J’ai moins lu le texte que je ne l’ai écouté, lu par Titefée (merci Titefée !). Ce fut un très, très bon moment que je n’ai pas envie de gâcher en cherchant la petite bête comme j’ai l’habitude de le faire…

   marogne   
11/9/2009
 a aimé ce texte 
Un peu ↓
Un peu déstabilisant ce texte, et in fine peut être un peu décevant. Oui il y a de belles images glissées de-ci de-là, mais peut être pas assez par rapport à la longueur du texte. Et puis mettre de belles images les unes à la suite des autres ce n’est peut être pas une histoire.

Il est vrai que ce n’est peut être pas une histoire que voulait nous faire lire l’auteur, mais n’empêche, même si le but était autre, la conclusion ne change pas.

J’avais commencé à relever quelques détails (ci-dessous), mais dans l’ensemble j’ai trouvé le texte dur à lire, manquant peut être parfois de coupures pour justifier les marques (ou leur absence) du pluriel ; un peu trop expérimental peut être ?


Détails :
• « assassin certainement d’un état vers un autre », qu’est-ce que ça veut dire ?
• « une tension qui s’avance… », le verbe choisi ici étonne un peu
• Des Z mit ou mis ?
• « des légions telle » ou telles
• « impossible à dénombrer celui de mes semblables » ???

   matcauth   
11/1/2013
 a aimé ce texte 
Beaucoup ↑
Très beau titre.

j'ai beaucoup aimé la fluidité des phrases et des paragraphes et surtout, je n'ai pas, comme je l'ai lu plus haut dans un commentaire, ressenti de surcharge. Mais je retiens surtout cette fluidité, c'est joli, agréable, ce qui me fait dire que je peux lire ce texte juste pour son charme, presque indépendamment de sa teneur.
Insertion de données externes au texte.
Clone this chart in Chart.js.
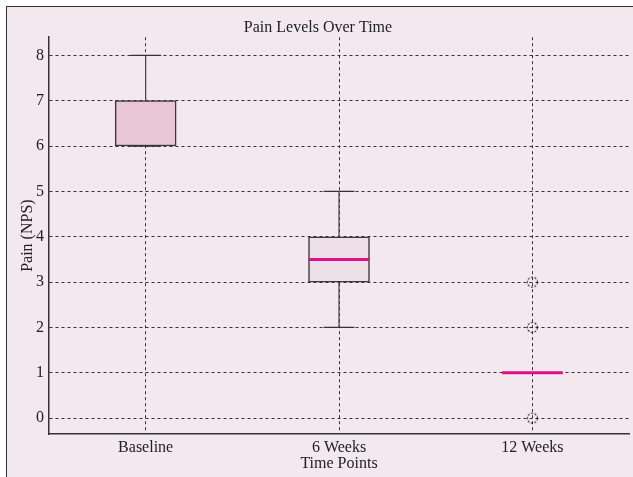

J'ai beaucoup aimé le concept, aussi, de dénombrable / indénombrable
"nous sommes légions telle que moi"

le fait d'explorer les facettes de la narratrice, l'exploration poursuit son chemin, elle est intérieure et extérieure, harmonieuse.

Il y a quelques moments excellents,

"d’un ordre supérieur qu’aucun bataillon ne saura imiter"
"Je suis vêtue du cristal délicat d’un flocon élégant, mon blanc irradie mes sœurs elles aussi finement habillées"

Bref, j'ai apprécié lire quelque chose qui est encore pour moi hermétique et cela, c'est un succès.

dommage que l'accès à la version audio soit bloqué.